TASK DIRECTIONS >> Identify the lines in the data below that contain "diagram" and give only how many there are.

SUPPLIED INFORMATION >>
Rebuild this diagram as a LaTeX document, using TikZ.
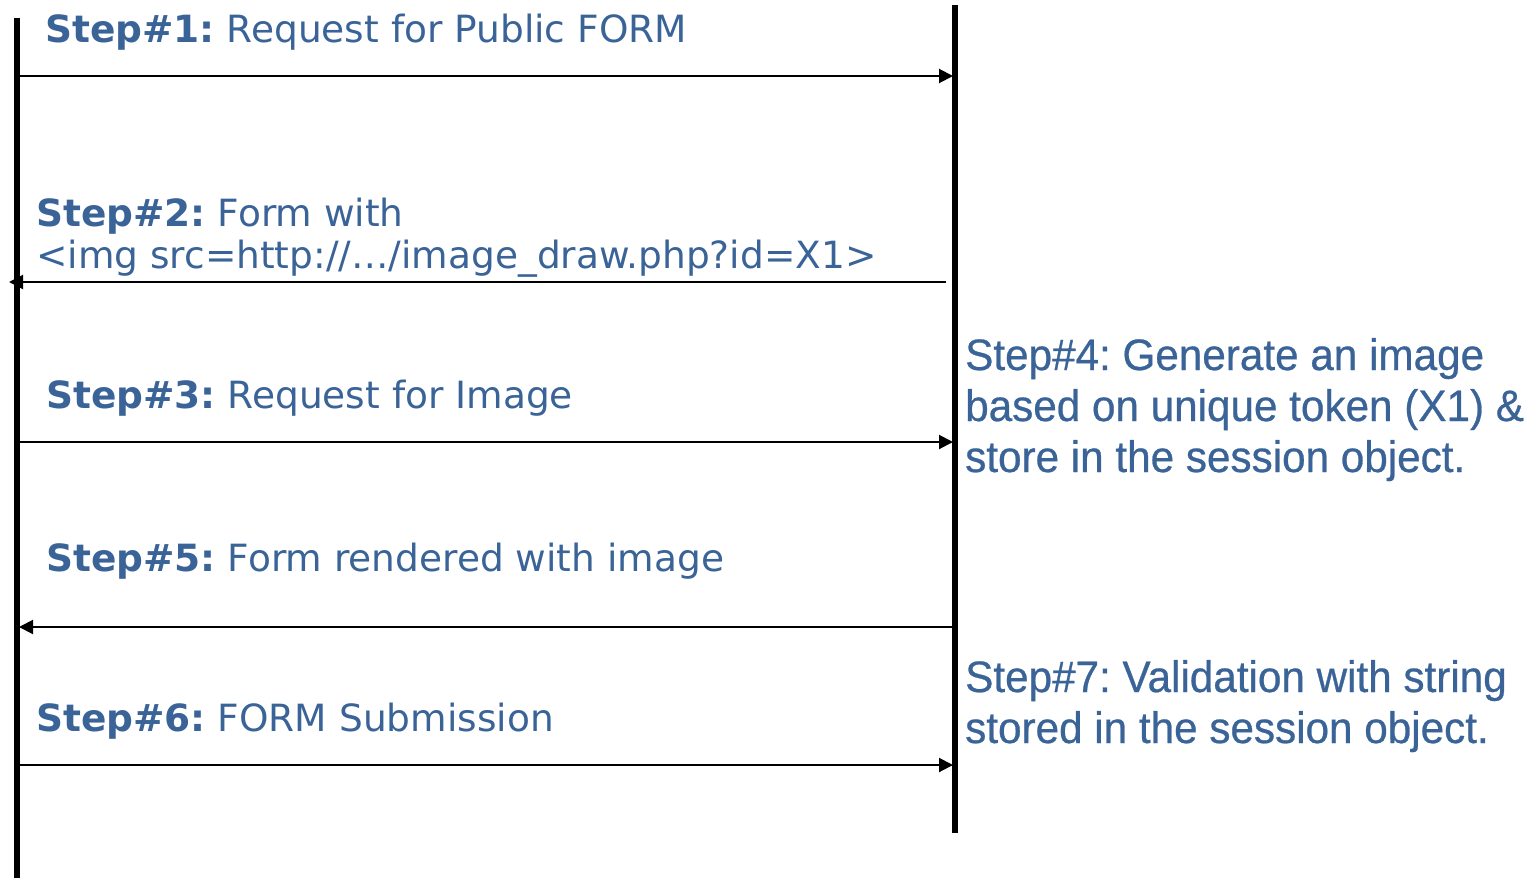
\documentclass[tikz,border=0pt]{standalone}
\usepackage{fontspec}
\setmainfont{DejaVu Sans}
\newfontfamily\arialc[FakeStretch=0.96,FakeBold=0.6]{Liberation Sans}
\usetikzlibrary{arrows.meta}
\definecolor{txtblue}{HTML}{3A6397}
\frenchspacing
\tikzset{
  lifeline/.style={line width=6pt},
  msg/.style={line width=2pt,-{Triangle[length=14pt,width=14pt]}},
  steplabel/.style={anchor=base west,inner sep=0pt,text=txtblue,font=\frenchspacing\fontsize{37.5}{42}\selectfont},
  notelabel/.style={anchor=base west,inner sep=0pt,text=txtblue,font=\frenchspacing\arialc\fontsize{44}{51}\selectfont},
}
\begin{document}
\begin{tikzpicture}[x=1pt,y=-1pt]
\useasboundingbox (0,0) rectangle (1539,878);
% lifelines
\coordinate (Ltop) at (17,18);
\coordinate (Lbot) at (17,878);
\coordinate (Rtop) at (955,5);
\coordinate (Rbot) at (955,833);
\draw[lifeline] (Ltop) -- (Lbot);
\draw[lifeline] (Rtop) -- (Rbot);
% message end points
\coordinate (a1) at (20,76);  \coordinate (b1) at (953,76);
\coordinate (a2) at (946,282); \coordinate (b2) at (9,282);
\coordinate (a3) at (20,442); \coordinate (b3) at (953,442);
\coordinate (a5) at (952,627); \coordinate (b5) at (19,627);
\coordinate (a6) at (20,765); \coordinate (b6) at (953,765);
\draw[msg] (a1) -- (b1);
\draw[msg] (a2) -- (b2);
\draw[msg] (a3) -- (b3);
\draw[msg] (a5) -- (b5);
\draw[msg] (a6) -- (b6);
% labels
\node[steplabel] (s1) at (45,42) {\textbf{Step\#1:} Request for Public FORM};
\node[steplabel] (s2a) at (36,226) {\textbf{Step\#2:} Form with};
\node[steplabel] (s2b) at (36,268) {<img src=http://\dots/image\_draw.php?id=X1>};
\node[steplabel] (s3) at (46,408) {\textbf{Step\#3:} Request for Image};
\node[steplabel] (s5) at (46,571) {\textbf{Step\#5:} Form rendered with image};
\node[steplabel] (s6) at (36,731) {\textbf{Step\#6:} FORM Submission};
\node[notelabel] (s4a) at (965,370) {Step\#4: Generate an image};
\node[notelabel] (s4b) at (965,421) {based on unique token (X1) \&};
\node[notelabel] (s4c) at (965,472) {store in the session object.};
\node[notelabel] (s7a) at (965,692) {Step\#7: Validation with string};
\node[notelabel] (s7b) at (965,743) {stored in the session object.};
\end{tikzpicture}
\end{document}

...

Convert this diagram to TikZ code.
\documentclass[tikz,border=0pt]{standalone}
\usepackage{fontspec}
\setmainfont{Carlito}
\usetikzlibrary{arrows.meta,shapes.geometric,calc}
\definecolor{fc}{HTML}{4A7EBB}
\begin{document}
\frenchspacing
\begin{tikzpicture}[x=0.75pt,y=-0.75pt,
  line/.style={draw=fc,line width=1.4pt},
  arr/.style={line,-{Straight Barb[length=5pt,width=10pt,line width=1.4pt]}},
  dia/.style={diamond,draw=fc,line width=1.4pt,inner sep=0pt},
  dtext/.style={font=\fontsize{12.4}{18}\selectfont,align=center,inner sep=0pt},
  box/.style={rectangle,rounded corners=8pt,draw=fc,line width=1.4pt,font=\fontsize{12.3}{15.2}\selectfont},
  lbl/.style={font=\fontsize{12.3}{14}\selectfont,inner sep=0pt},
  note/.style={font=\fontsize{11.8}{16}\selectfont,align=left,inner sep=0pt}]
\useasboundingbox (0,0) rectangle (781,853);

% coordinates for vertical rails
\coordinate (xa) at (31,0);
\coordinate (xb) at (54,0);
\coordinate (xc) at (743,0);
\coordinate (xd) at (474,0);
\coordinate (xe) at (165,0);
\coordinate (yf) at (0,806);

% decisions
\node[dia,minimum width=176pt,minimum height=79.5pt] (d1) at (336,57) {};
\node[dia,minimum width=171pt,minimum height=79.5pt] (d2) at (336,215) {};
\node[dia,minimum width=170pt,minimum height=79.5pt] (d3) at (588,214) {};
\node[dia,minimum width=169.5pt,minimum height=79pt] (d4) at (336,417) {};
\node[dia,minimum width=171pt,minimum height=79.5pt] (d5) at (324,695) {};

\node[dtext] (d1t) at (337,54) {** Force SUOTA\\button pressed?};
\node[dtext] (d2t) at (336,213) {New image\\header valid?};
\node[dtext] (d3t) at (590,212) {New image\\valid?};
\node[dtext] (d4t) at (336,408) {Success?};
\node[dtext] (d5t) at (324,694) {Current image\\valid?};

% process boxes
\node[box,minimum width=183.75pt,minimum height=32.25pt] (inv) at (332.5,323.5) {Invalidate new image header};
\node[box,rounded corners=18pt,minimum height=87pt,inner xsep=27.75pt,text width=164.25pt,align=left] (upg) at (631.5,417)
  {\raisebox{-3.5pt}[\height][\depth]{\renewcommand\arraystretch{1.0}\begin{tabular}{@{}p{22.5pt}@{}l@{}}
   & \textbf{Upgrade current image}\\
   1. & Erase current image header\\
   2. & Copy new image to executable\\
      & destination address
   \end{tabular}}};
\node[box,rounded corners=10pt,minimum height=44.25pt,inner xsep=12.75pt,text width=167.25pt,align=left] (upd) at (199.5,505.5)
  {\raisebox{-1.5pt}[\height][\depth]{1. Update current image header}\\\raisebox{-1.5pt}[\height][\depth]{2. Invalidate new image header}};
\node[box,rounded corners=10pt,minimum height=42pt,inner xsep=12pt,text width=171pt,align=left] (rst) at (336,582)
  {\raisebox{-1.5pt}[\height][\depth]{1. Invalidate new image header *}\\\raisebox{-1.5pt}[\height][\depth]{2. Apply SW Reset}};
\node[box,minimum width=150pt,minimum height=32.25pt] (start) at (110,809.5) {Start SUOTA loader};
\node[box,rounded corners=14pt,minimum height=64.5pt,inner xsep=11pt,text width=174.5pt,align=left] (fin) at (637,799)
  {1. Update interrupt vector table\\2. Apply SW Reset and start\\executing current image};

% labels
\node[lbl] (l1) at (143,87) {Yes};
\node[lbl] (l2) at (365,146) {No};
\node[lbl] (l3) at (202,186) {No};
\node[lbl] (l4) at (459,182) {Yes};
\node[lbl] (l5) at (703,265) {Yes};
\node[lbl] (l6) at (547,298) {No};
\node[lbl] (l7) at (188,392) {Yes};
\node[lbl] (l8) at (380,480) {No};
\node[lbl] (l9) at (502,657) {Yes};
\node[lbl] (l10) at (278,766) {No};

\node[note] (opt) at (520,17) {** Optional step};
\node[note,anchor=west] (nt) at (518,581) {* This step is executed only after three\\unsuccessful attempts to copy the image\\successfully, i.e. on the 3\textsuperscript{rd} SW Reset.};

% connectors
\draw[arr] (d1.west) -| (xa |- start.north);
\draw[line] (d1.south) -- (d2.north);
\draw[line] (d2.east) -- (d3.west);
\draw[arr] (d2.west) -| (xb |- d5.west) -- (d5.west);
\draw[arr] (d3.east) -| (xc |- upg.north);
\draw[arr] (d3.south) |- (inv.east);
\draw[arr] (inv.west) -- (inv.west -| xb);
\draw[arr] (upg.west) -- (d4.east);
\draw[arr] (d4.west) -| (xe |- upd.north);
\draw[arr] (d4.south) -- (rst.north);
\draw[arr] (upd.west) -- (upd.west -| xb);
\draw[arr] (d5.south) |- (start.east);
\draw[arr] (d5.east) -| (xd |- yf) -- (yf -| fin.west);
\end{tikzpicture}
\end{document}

EXERCISE OUTPUT >> 2